The 30-year-old mantra which decrees that working for the public sector is bad, while working for the private sector is good, has had many deeply damaging effects, of which this mythical idea that MPs are by definition making great financial and social sacrifices is just one. It has also nurtured, for sure, a general attitude whereby public sector workers are not respected as they should be. The general population is only too aware that the public sector is "there to serve the public" and makes no bones about reminding individuals at the sharp end that this is the case. Politicians themselves are not respected as they need to be in order to have legitimacy, and nor are other professionals, such as health or education workers.

This lack of respect is soul-destroying for many public-sector employees. On the wilder shores of this contempt lie tales of members of the public calling ambulances and requesting that they pick up fast food for them (which has really happened). In the mainstream, however, it compels teachers, for example, to stand before classes that contain pupils who have contempt for them, and are backed in their anti-social attitudes by parents who are equally hostile.

This declining respect, and the greater difficulty it causes for those at the front line, in itself has dictated that those in the upper echelons of public service seek out other more conventional measures of their worth. The sustained attack on the public sector that took place in the 1980s and 1990s has perversely encouraged a culture in which high salaries and perks are seen as necessary for very senior public sector appointments, because they are always, supposedly, competing with the decadent imprecations of the private sector. These very large salaries in turn promote the feeling that all public-sector workers are on a lucrative gravy train, and the lack of respect becomes yet more aggressive and self-righteous.
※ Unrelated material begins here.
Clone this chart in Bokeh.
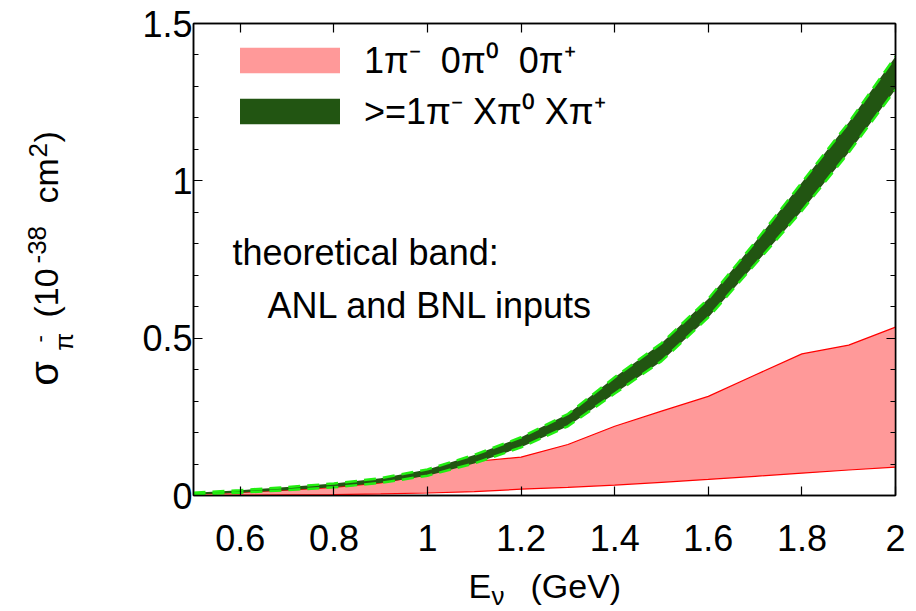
from bokeh.plotting import figure
from bokeh.layouts import row, column
from bokeh.models import (Range1d, LinearAxis, Label, Legend, LegendItem,
                          FixedTicker, NumeralTickFormatter, CustomJSTickFormatter)
from bokeh.embed import file_html
from bokeh.resources import INLINE

# ---------------- data ----------------
energy = [0.5, 0.6, 0.7, 0.8, 0.9, 1.0, 1.1, 1.2, 1.3, 1.4, 1.5, 1.6, 1.7, 1.8, 1.9, 2.0]

# 1pi- 0pi0 0pi+ band (red)
one_pi_lo = [0.000, 0.001, 0.002, 0.003, 0.005, 0.008, 0.012, 0.020, 0.026, 0.033,
             0.042, 0.051, 0.061, 0.071, 0.081, 0.090]
one_pi_hi = [0.004, 0.010, 0.017, 0.026, 0.040, 0.066, 0.108, 0.122, 0.162, 0.220,
             0.268, 0.315, 0.383, 0.450, 0.478, 0.535]

# >=1pi- Xpi0 Xpi+ band (green)
multi_pi_lo = [0.003, 0.009, 0.017, 0.026, 0.040, 0.063, 0.102, 0.153, 0.220, 0.324,
               0.427, 0.566, 0.735, 0.905, 1.090, 1.290]
multi_pi_hi = [0.009, 0.017, 0.027, 0.038, 0.055, 0.083, 0.129, 0.185, 0.259, 0.376,
               0.484, 0.625, 0.805, 0.995, 1.185, 1.395]

x_ticks = [0.6, 0.8, 1.0, 1.2, 1.4, 1.6, 1.8, 2.0]
y_ticks = [0.0, 0.5, 1.0, 1.5]
y_minor = [0.1, 0.2, 0.3, 0.4, 0.6, 0.7, 0.8, 0.9, 1.1, 1.2, 1.3, 1.4]

legend_labels = ["1π⁻  0π⁰  0π⁺", ">=1π⁻ Xπ⁰ Xπ⁺"]
note_lines = ["theoretical band:", "ANL and BNL inputs"]

# axis-title pieces: (text, font px, baseline shift px, start position px)
x_title = [("E", 34, 0, 468), ("ν", 26, 7, 491), ("(GeV)", 34, 0, 530)]
y_title = [("σ", 40, 0, 385), ("π", 26, 15, 349), ("-", 22, -11, 342),
           ("(10", 34, 0, 317), ("-38", 26, -12, 263), ("cm", 34, 0, 203),
           ("2", 26, -11, 157), (")", 34, 0, 142)]

# ---------------- layout ----------------
W, H = 916, 611
YW = 100          # width of the y-title strip
PH = 565          # height of the main plot canvas
L, R, T = 193, 21, 23
FRAME_BOTTOM = 495
X0, X1, Y0, Y1 = 0.5, 2.0, 0.0, 1.5
FONT = "Liberation Sans"
FS = 36
MID = 0.36        # distance baseline -> text middle, in em

p = figure(width=W - YW, height=PH, x_range=Range1d(X0, X1), y_range=Range1d(Y0, Y1),
           output_backend="svg", toolbar_location=None,
           min_border_left=L - YW, min_border_right=R, min_border_top=T,
           min_border_bottom=PH - FRAME_BOTTOM,
           x_axis_type=None, y_axis_type=None)
p.xgrid.visible = False
p.ygrid.visible = False
p.background_fill_color = "white"
p.border_fill_color = "white"
p.outline_line_color = "black"
p.outline_line_width = 1.5

fw = W - L - R
fh = FRAME_BOTTOM - T
sx = fw / (X1 - X0)
sy = fh / (Y1 - Y0)


def dx(px):  # page px -> data x
    return X0 + (px - L) / sx


def dy(py):  # page py (from top) -> data y
    return Y0 + (FRAME_BOTTOM - py) / sy


def style_axis(ax, labels=True):
    ax.axis_line_width = 1.5
    ax.axis_line_color = "black"
    ax.major_tick_in = 9
    ax.major_tick_out = 0
    ax.minor_tick_in = 5
    ax.minor_tick_out = 0
    ax.major_tick_line_width = 1.2
    ax.minor_tick_line_width = 1.2
    ax.major_label_text_font = FONT
    ax.major_label_text_font_size = f"{FS}px"
    ax.major_label_text_color = "black"
    if not labels:
        ax.formatter = CustomJSTickFormatter(code="return ''")


xb = LinearAxis(ticker=FixedTicker(ticks=x_ticks), formatter=NumeralTickFormatter(format="0.[0]"))
style_axis(xb)
xb.major_label_standoff = 29
p.add_layout(xb, "below")
xt = LinearAxis(ticker=FixedTicker(ticks=x_ticks))
style_axis(xt, labels=False)
p.add_layout(xt, "above")

yl = LinearAxis(ticker=FixedTicker(ticks=y_ticks, minor_ticks=y_minor),
                formatter=NumeralTickFormatter(format="0.[0]"))
style_axis(yl)
yl.major_label_standoff = 1
p.add_layout(yl, "left")
yr = LinearAxis(ticker=FixedTicker(ticks=y_ticks, minor_ticks=y_minor))
style_axis(yr, labels=False)
p.add_layout(yr, "right")

# ---------------- glyphs ----------------
red_fill = p.varea(x=energy, y1=one_pi_lo, y2=one_pi_hi, fill_color="#ff9999", fill_alpha=1.0)
p.line(energy, one_pi_lo, line_color="#ff0000", line_width=1.2)
p.line(energy, one_pi_hi, line_color="#ff0000", line_width=1.2)

green_fill = p.varea(x=energy, y1=multi_pi_lo, y2=multi_pi_hi, fill_color="#225512", fill_alpha=1.0)
p.line(energy, multi_pi_lo, line_color="#22ee11", line_width=2.5, line_dash="12 7")
p.line(energy, multi_pi_hi, line_color="#22ee11", line_width=2.5, line_dash="12 7")

legend = Legend(items=[LegendItem(label=legend_labels[0], renderers=[red_fill]),
                       LegendItem(label=legend_labels[1], renderers=[green_fill])],
                location=(34, 360), orientation="vertical",
                glyph_width=125, glyph_height=32, label_height=40, spacing=2,
                label_standoff=12, padding=0, margin=0,
                label_text_font=FONT, label_text_font_size=f"{FS}px",
                label_text_color="black",
                border_line_color=None, background_fill_alpha=0.0)
p.add_layout(legend, "center")

for txt, x0, base in [(note_lines[0], 232, 265), (note_lines[1], 267, 318)]:
    p.add_layout(Label(x=dx(x0), y=dy(base - MID * FS), text=txt, text_font=FONT,
                       text_font_size=f"{FS}px", text_color="black",
                       text_align="left", text_baseline="middle"))

WID = {" ": .278, "(": .333, ")": .333, "-": .333, ".": .278, "c": .5, "m": .833,
       "E": .667, "G": .778, "e": .556, "V": .667, "σ": .6, "π": .6, "ν": .5}


def tw(s, size):
    return sum(WID.get(ch, .556) for ch in s) * size


def strip(width, height, top=0, bottom=0):
    # data coordinates equal page pixels: x from the left, y = height - page_y
    f = figure(width=width, height=height, x_range=Range1d(0, width),
               y_range=Range1d(bottom, height - top), output_backend="svg",
               toolbar_location=None, min_border_left=0, min_border_right=0,
               min_border_top=top, min_border_bottom=bottom,
               x_axis_type=None, y_axis_type=None)
    f.xgrid.visible = False
    f.ygrid.visible = False
    f.outline_line_color = None
    f.background_fill_color = "white"
    f.border_fill_color = "white"
    return f


# y-title strip (page x 0..YW, page y 0..PH); frame aligned with the plot frame
ys = strip(YW, PH, top=T, bottom=PH - FRAME_BOTTOM)
Y_BASE = 58
for txt, size, shift, start in y_title:
    cx = Y_BASE + shift - MID * size
    cy = start - tw(txt, size) / 2
    ys.add_layout(Label(x=cx, y=PH - cy, text=txt, text_font=FONT,
                        text_font_size=f"{size}px", text_color="black",
                        angle=90, angle_units="deg",
                        text_align="center", text_baseline="middle"))

# x-title strip (page x 0..W, page y PH..H)
XH = H - PH
xs = strip(W, XH)
X_BASE = 598
for txt, size, shift, start in x_title:
    cx = start + tw(txt, size) / 2
    cy = X_BASE + shift - MID * size - PH
    xs.add_layout(Label(x=cx, y=XH - cy, text=txt, text_font=FONT,
                        text_font_size=f"{size}px", text_color="black",
                        text_align="center", text_baseline="middle"))

page = column(row(ys, p, spacing=0), xs, spacing=0)
open("out.html", "w").write(file_html(page, INLINE))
There is irony in the fact that politicians have been the most visible casualties of declining respect for public service. But it is not the sort of irony that could be described as "delicious". The disconnection so many people feel from the political process is tragic, and Brown's belated efforts to throw together a package of appeasement over expenses will add to that disenchantment rather than staunch it.
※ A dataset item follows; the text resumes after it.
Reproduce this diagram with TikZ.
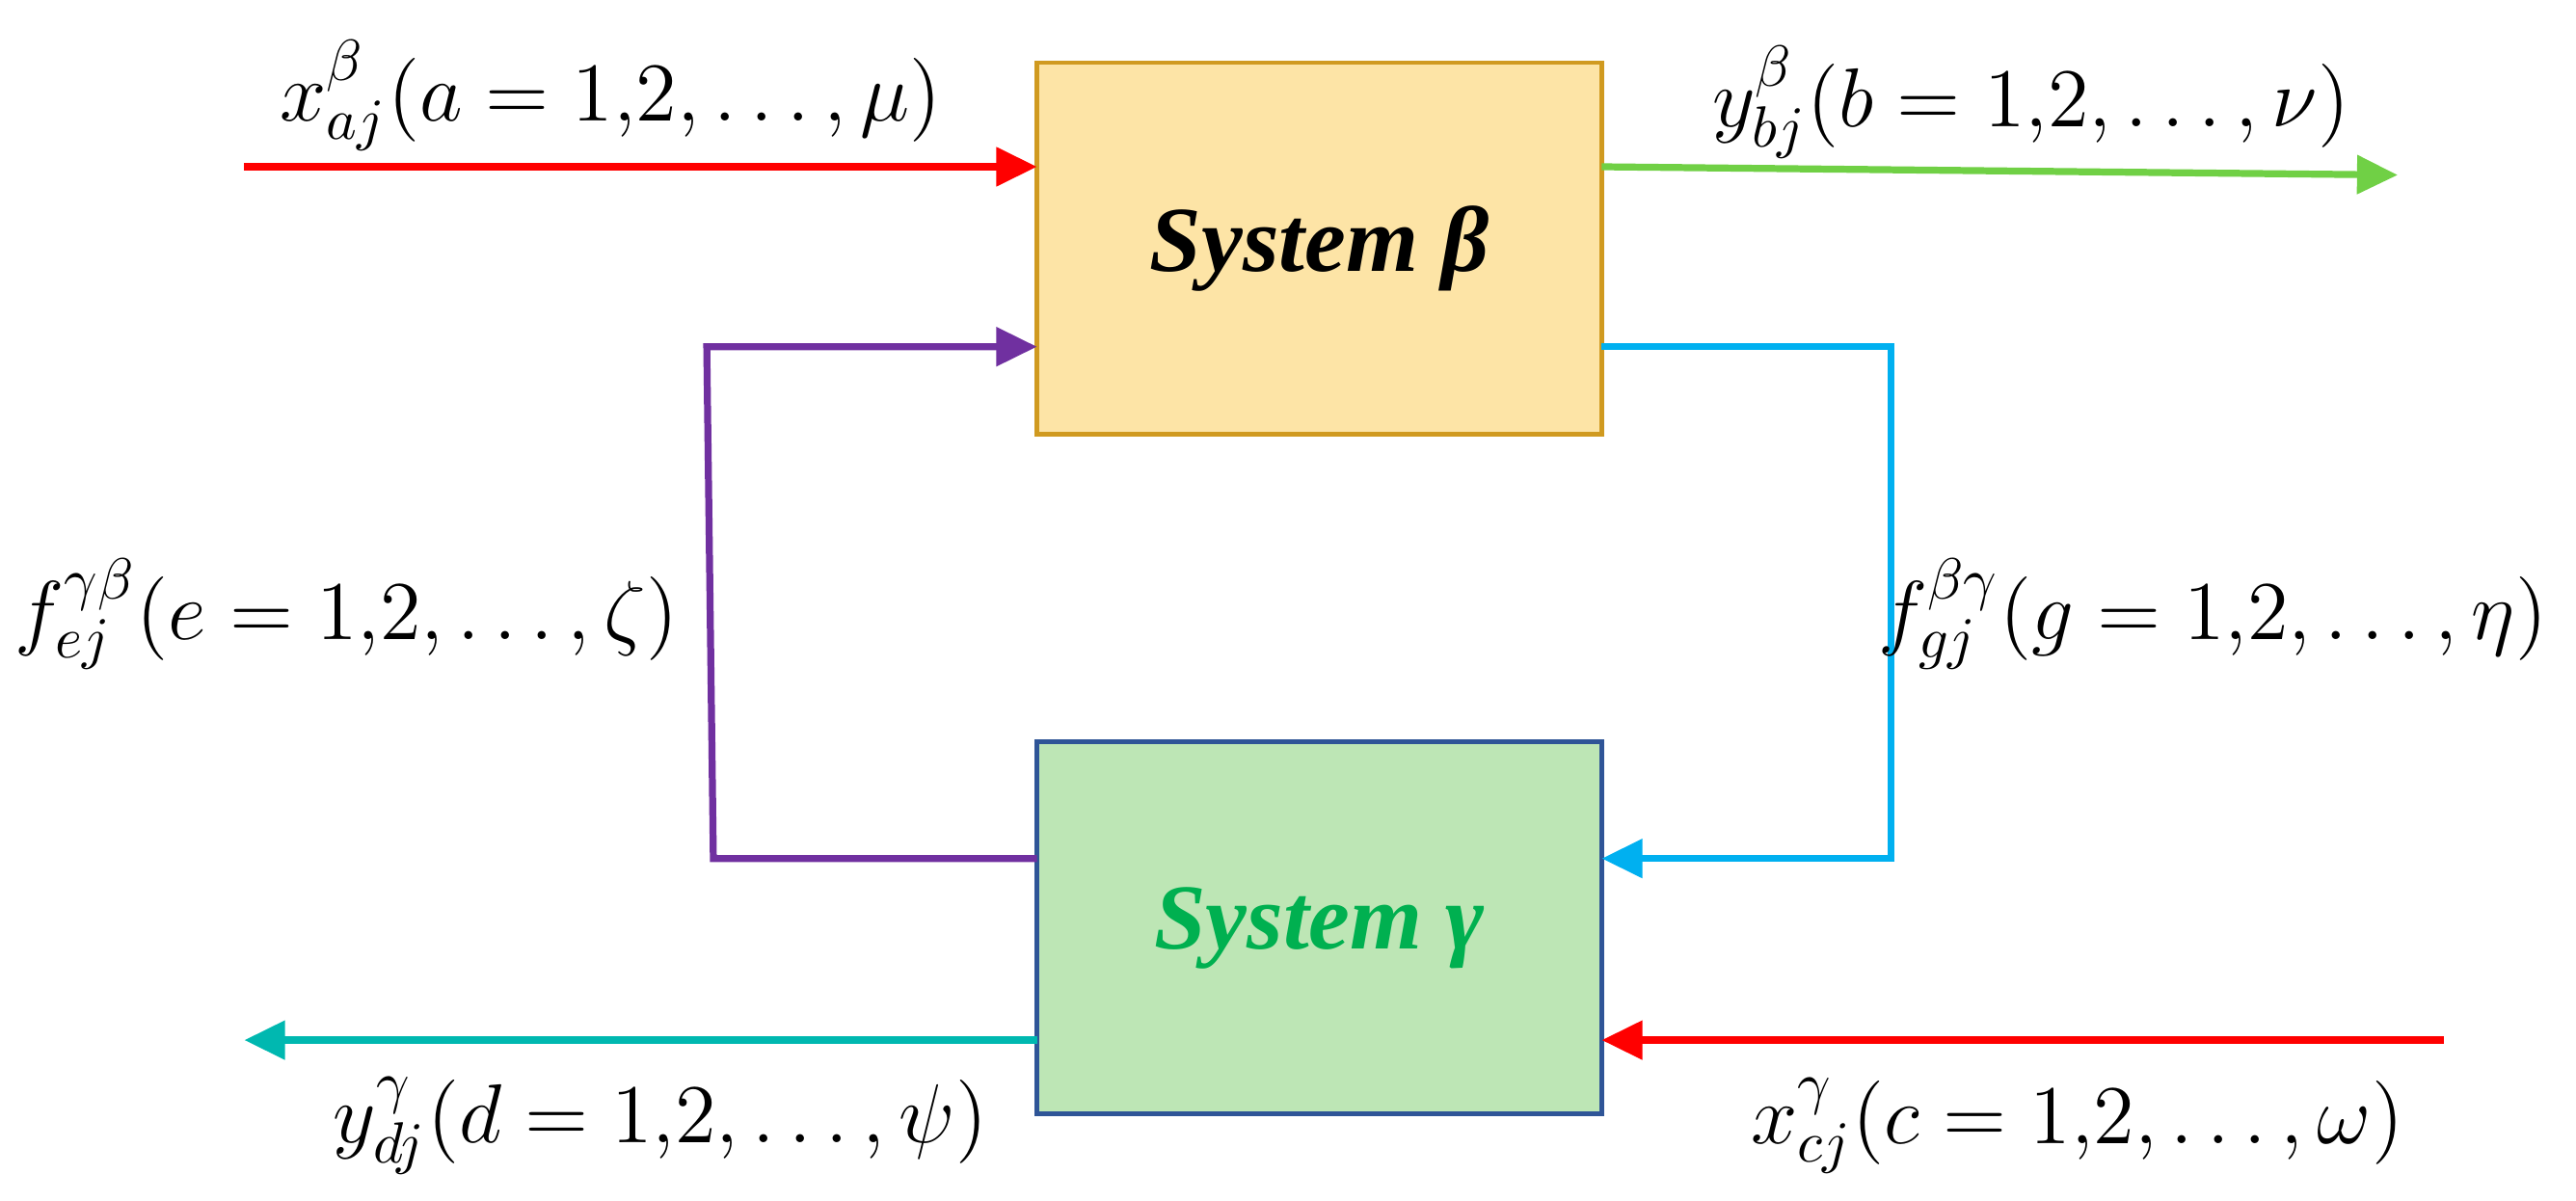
\documentclass[tikz,border=0pt]{standalone}
\usepackage{fontspec}
\setmainfont{Liberation Serif}
\usetikzlibrary{arrows.meta}
\definecolor{bfill}{HTML}{FDE4A6}
\definecolor{bdraw}{HTML}{D09A20}
\definecolor{gfill}{HTML}{BDE6B5}
\definecolor{gdraw}{HTML}{2F5597}
\definecolor{cred}{HTML}{FF0000}
\definecolor{cgreen}{HTML}{70D045}
\definecolor{cpurple}{HTML}{7030A0}
\definecolor{cblue}{HTML}{00B0F0}
\definecolor{cteal}{HTML}{00B8B0}
\definecolor{ctext}{HTML}{00B050}
\begin{document}
\begin{tikzpicture}[x=0.01cm,y=-0.01cm,
  box/.style={draw,line width=0.8pt,minimum width=3.42cm,minimum height=2.25cm,inner sep=0,font=\fontsize{16}{19}\selectfont\bfseries\itshape},
  flow/.style={line width=1.2pt,-{Triangle[length=7pt,width=6.5pt]}},
  lab/.style={font=\fontsize{14}{17}\selectfont}]
\useasboundingbox (0,0) rectangle (1560,727);
\node[box,draw=bdraw,fill=bfill] (beta) at (799,150.5) {System β};
\node[box,draw=gdraw,fill=gfill,text=ctext] (gamma) at (799,562) {System γ};
\coordinate (a1) at (148,101); \coordinate (a2) at (628,101);
\coordinate (b1) at (970,101); \coordinate (b2) at (1452,106);
\coordinate (p1) at (628,520); \coordinate (p2) at (432,520); \coordinate (p3) at (428,210); \coordinate (p4) at (628,210);
\coordinate (q1) at (970,210); \coordinate (q2) at (1145,210); \coordinate (q3) at (1145,520); \coordinate (q4) at (970,520);
\coordinate (t1) at (628,630); \coordinate (t2) at (148,630);
\coordinate (r1) at (1480,630); \coordinate (r2) at (970,630);
\draw[flow,cred] (a1) -- (a2);
\draw[flow,cgreen] (b1) -- (b2);
\draw[flow,cpurple] (p1) -- (p2) -- (p3) -- (p4);
\draw[flow,cblue] (q1) -- (q2) -- (q3) -- (q4);
\draw[flow,cteal] (t1) -- (t2);
\draw[flow,cred] (r1) -- (r2);
\node[lab] (la) at (370,58) {$x^{\beta}_{aj}(a=1{,}2,\ldots,\mu)$};
\node[lab] (lb) at (1230,62) {$y^{\beta}_{bj}(b=1{,}2,\ldots,\nu)$};
\node[lab] (le) at (210,372) {$f^{\gamma\beta}_{ej}(e=1{,}2,\ldots,\zeta)$};
\node[lab] (lg) at (1340,372) {$f^{\beta\gamma}_{gj}(g=1{,}2,\ldots,\eta)$};
\node[lab] (ld) at (400,682) {$y^{\gamma}_{dj}(d=1{,}2,\ldots,\psi)$};
\node[lab] (lc) at (1258,682) {$x^{\gamma}_{cj}(c=1{,}2,\ldots,\omega)$};
\end{tikzpicture}
\end{document}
But the wider battle that has raged for decades now over the public sector is also self-defeating and perverse. Those who demand most vociferously the shrinking of the state, and who wail most theatrically over its recent expansion, appear to be deaf to the proposition that their own denigration of state employees is part of the problem. Nobody expects public sector workers to toil tirelessly for respect alone. But a general culture that is encouraged to believe that the public sector is there to be used and abused because "we pay your wages" is bound to be one that is more greatly beset by petty or meretricious demands on its resources.

Likewise, the demand for "results" to be displayed and proven, or targets to be met and advertised itself increases the need for expensive and intrusive bureaucracy. Denigration of the public sector actually makes it larger and more cumbersome, because it legitimises the idea that it has to be centrally controlled. The psychological effect on employees is demoralisation, and that in turn is damaging.

The Thatcherite approach to the public sector was to starve it of resources and autonomy so that consumers would turn to the private sector whenever they could. Labour, after its initial pledge to stick to Conservative spending plans, certainly did not continue with the former strategy.

Yet while it has invested in infrastructure and in salaries for some key workers, Labour has continued to treat the public sector as something that has to be centrally monitored, checked and tested constantly, something that must essentially be distrusted. At last, however, it has dawned on the political classes that they have fostered distrust of themselves as well, and that they are going to have to start taking some of the submitting to the regimes of testing and scrutiny that they so love to impose on others.